If you haven't checked out Hulu.com, take some time over a weekend or a slow evening. But you'd better prepare to spend a couple of hours watching some interesting television - or perhaps, better referred to as video. A product of NBC Universal and News Corporation, Hulu is the next wave of video streaming, and the selection is pretty cool. It may not upend YouTube, but unlike that network - loaded with home videos shot by consumers - Hulu is actual television shows, from right now to the past. The commercials are unobtrusive, and the variety is steadily increasing.
We talked about the whole Control-Variety-Choice model during "The Bedroom Project," and that's exactly what Hulu is about. The television networks are buying in, despite the growing pains of revenue generation. Even though "old media" is struggling to find a revenue model that's very effective, these forays into on-demand online content are signs that the media world is changing rapidly.

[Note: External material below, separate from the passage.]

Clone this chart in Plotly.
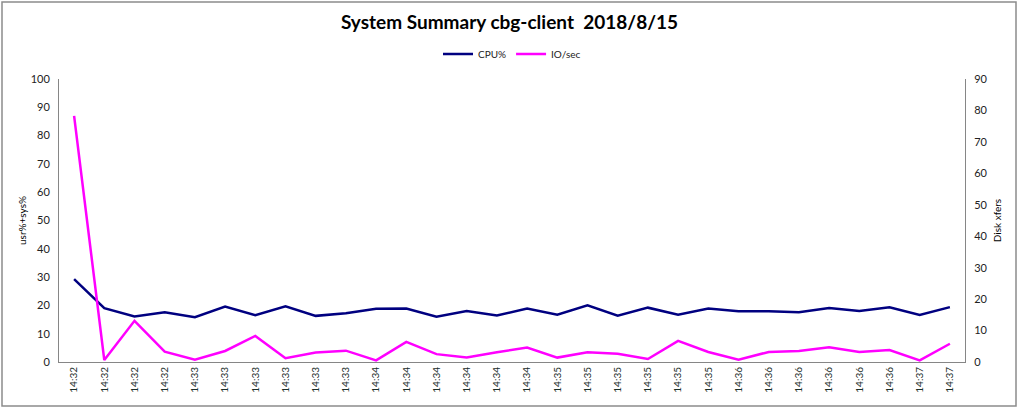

Where does radio fit into this model? We are woefully out of the CVC race, save for podcasting - the one area where our content can be accessed - and sponsored.
This year's Tech Poll has some encouraging data in that regard. iPod ownership is now closing in on the 60% mark, and podcast downloading has doubled every year since '06. Whether you agree that iPods are good or bad for radio, there's no denying that they've replaced the Walkman in the portability race. And now that three-fourths of Alternative fans own one, how can broadcasters take advantage of this phenomenon?
NPR is well on the way to figuring it out. Their podcasts stats - downloads and sponsorships - are downright impressive. While public radio may have more available content than the average music station, the basic model is proof that radio can play in the CVC sandbox.